*What you need to do:*
In the data below, find every line that has the string "this", and copy it.

*Task data:*
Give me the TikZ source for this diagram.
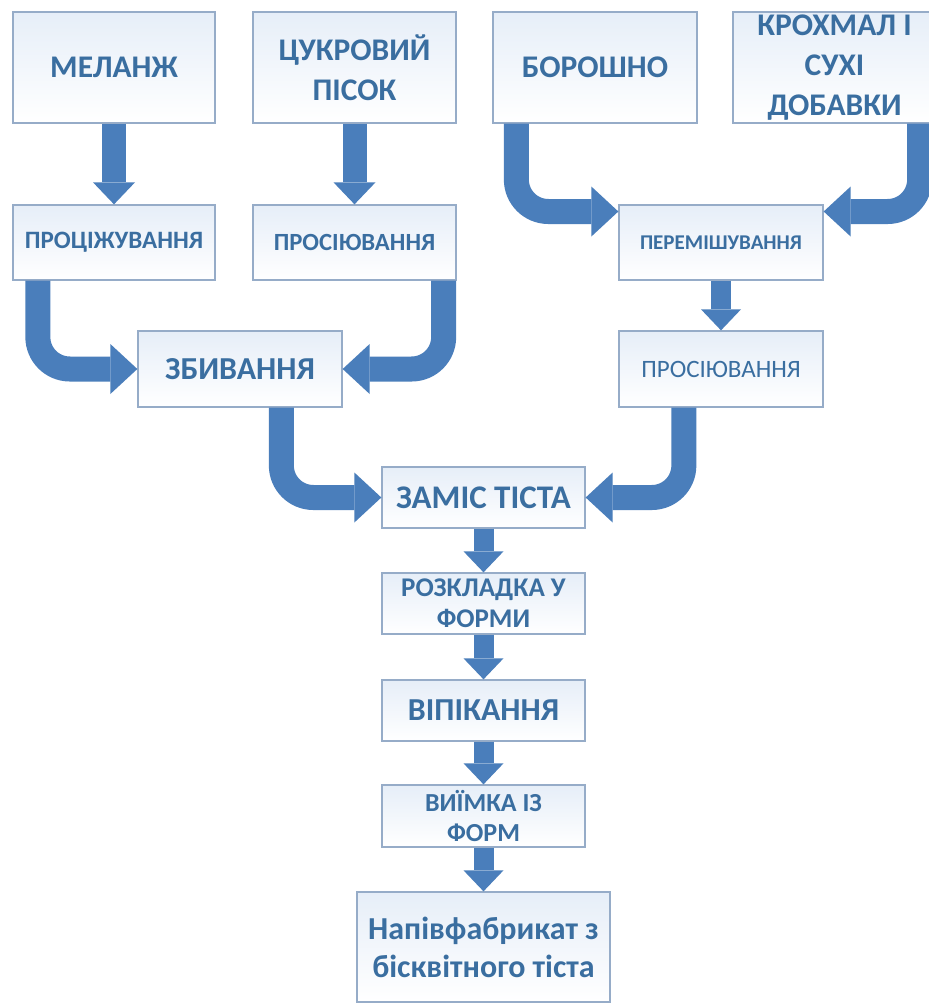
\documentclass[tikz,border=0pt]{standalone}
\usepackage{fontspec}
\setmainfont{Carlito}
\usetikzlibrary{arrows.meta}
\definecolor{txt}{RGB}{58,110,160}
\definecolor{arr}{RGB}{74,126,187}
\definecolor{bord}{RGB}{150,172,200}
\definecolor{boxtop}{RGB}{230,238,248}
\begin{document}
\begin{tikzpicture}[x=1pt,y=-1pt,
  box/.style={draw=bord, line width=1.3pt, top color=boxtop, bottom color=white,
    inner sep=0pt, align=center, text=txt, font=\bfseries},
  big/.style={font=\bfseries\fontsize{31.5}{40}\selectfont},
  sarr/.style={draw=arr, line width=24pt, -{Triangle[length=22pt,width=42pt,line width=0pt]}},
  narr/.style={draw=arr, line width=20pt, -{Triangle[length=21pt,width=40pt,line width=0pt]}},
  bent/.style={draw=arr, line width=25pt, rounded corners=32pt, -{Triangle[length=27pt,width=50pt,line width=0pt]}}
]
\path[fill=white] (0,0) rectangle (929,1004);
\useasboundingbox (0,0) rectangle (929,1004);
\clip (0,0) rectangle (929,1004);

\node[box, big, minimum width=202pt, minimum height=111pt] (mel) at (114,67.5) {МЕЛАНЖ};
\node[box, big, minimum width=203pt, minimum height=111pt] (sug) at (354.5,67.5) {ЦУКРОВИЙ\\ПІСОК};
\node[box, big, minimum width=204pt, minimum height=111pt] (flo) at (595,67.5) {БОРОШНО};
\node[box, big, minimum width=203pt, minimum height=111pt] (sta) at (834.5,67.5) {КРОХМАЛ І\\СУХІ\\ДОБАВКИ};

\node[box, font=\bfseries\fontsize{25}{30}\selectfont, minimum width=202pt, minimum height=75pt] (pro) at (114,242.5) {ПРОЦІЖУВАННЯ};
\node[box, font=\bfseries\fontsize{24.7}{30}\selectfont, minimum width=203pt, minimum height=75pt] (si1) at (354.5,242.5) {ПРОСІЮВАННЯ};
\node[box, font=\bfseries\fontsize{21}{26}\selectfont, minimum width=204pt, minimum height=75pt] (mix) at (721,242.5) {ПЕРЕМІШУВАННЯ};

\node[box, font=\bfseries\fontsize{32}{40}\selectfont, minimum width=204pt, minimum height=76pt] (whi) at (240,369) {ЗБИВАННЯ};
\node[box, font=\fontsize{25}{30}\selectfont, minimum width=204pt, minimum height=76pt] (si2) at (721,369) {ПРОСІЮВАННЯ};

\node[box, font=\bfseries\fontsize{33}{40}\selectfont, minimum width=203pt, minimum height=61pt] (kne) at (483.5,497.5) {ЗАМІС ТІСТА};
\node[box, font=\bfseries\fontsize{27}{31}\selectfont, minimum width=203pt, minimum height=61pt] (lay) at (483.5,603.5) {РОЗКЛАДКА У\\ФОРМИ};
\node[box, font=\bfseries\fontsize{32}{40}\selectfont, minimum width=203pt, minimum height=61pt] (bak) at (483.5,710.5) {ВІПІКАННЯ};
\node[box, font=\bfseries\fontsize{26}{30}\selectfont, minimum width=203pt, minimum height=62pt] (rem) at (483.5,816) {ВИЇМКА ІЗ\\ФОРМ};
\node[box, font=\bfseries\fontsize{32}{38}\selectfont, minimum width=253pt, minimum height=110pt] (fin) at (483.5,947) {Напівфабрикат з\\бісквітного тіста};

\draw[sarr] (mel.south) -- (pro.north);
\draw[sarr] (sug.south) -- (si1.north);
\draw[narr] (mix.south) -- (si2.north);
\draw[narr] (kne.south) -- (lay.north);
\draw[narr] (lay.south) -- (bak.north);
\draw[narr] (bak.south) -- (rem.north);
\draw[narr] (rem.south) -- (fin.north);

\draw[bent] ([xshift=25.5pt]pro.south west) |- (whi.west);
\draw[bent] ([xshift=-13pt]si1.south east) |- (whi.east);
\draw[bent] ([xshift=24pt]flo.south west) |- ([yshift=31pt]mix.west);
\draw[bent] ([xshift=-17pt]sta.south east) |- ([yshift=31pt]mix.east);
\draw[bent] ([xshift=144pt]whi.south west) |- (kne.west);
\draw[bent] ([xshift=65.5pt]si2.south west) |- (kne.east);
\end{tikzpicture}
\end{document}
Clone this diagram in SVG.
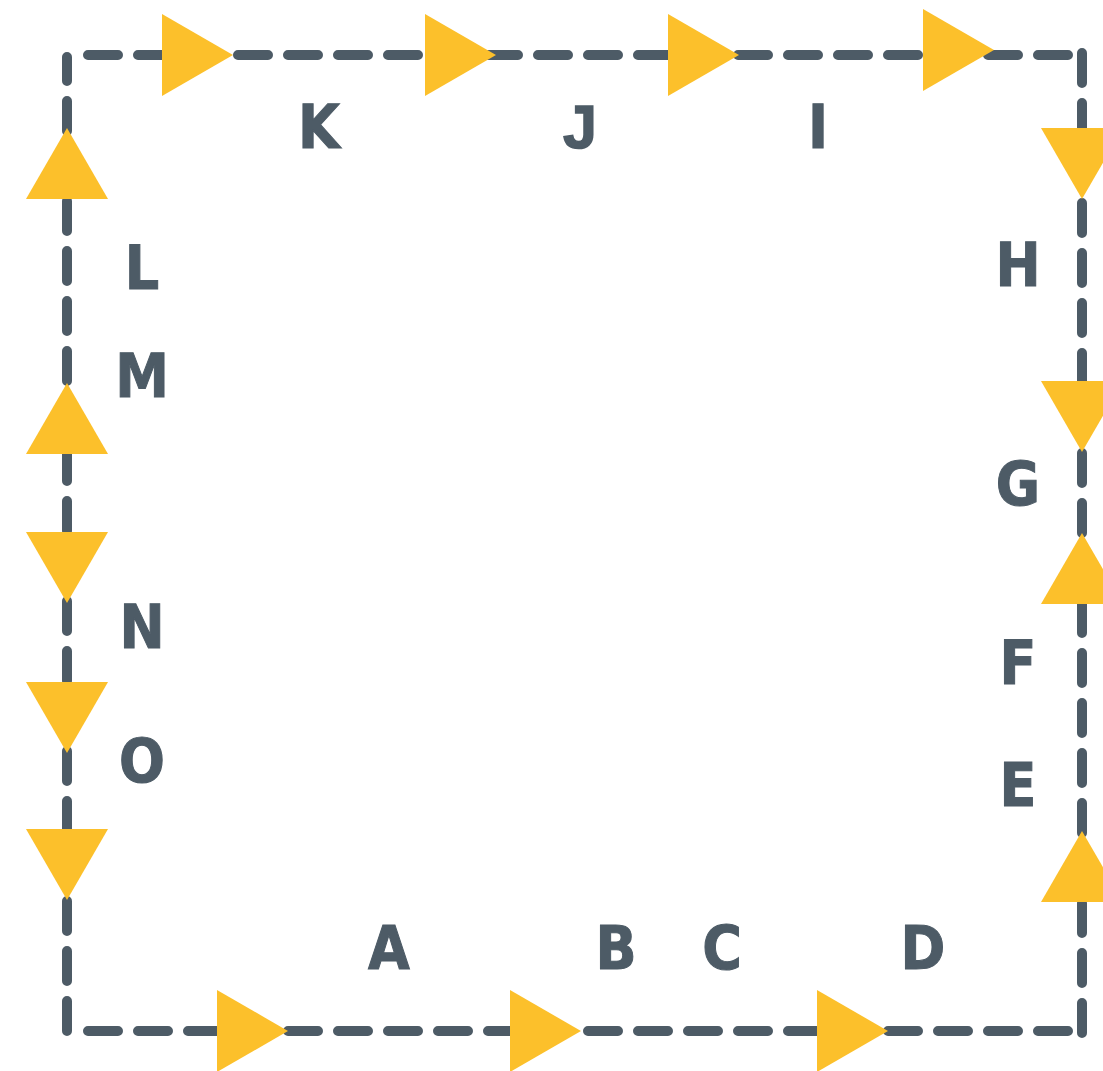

--

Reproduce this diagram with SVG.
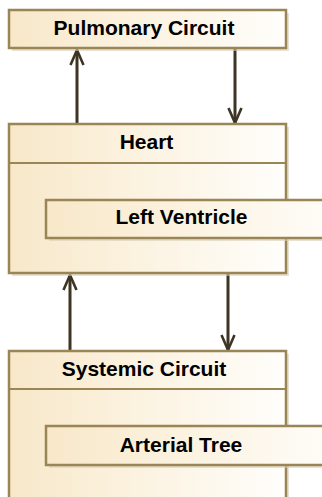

==

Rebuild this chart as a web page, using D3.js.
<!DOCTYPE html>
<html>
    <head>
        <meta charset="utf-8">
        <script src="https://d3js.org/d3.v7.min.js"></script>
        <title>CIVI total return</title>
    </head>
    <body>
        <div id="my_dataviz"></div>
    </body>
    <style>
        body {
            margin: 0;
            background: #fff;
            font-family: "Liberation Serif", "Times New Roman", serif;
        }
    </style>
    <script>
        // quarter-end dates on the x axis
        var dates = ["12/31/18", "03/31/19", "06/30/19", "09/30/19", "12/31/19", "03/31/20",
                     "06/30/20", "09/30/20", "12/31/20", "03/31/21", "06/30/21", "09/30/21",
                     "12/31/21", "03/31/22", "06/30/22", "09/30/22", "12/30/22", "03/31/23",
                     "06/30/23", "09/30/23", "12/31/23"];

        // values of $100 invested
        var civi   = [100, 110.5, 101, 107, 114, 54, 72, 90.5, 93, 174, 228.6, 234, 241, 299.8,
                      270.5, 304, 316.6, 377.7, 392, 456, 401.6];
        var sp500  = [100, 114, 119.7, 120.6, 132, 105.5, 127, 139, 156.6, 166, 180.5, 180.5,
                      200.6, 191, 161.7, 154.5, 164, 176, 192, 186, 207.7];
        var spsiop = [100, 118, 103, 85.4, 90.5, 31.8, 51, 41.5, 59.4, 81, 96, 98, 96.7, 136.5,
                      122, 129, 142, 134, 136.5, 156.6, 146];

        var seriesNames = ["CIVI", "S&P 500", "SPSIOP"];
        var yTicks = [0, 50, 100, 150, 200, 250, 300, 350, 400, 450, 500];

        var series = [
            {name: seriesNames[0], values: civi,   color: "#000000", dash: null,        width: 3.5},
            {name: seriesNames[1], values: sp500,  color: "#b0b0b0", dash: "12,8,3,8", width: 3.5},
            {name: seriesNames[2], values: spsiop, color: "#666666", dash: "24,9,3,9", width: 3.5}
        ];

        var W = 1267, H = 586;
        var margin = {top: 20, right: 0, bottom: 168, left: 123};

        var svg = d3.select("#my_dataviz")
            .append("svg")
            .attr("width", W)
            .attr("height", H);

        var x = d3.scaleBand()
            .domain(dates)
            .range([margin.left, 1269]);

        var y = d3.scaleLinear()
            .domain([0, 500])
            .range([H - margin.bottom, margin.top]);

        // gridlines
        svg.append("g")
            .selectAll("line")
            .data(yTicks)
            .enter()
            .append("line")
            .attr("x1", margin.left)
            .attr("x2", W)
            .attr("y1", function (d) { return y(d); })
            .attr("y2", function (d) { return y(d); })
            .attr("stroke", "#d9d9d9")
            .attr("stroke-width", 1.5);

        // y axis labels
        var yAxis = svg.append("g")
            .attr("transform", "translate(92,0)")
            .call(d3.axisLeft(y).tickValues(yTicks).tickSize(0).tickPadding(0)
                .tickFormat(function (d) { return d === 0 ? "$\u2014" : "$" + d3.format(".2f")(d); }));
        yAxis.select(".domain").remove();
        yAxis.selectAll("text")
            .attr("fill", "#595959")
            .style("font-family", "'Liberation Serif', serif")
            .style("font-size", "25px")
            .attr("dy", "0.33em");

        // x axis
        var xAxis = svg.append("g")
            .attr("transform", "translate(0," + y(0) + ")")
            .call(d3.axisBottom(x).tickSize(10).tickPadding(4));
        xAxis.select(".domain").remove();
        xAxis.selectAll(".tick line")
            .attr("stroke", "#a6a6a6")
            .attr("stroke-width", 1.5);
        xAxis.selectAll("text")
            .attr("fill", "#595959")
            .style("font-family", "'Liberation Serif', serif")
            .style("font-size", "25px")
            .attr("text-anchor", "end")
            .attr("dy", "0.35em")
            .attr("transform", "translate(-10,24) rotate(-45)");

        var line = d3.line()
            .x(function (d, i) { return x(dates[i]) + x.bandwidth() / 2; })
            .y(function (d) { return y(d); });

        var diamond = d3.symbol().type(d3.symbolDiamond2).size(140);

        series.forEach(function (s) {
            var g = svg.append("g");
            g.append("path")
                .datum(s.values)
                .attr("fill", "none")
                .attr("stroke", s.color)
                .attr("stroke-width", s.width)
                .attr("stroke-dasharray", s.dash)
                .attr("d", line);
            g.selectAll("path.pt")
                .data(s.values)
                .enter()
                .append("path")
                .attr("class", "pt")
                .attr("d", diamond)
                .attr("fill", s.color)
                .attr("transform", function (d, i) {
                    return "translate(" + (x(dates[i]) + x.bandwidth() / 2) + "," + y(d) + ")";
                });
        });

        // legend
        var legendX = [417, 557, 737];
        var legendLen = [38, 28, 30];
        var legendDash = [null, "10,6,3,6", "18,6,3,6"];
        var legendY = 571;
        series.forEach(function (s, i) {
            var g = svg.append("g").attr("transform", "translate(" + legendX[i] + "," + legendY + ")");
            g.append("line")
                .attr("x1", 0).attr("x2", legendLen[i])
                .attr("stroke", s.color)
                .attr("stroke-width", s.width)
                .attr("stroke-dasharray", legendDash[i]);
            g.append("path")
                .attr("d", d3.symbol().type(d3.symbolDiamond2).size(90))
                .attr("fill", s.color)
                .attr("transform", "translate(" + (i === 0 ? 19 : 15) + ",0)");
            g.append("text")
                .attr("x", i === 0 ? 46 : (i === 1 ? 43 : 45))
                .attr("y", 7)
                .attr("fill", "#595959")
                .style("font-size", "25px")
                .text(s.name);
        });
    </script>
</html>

*Expected answer:*
Give me the TikZ source for this diagram.
Clone this diagram in SVG.
Reproduce this diagram with SVG.
Rebuild this chart as a web page, using D3.js.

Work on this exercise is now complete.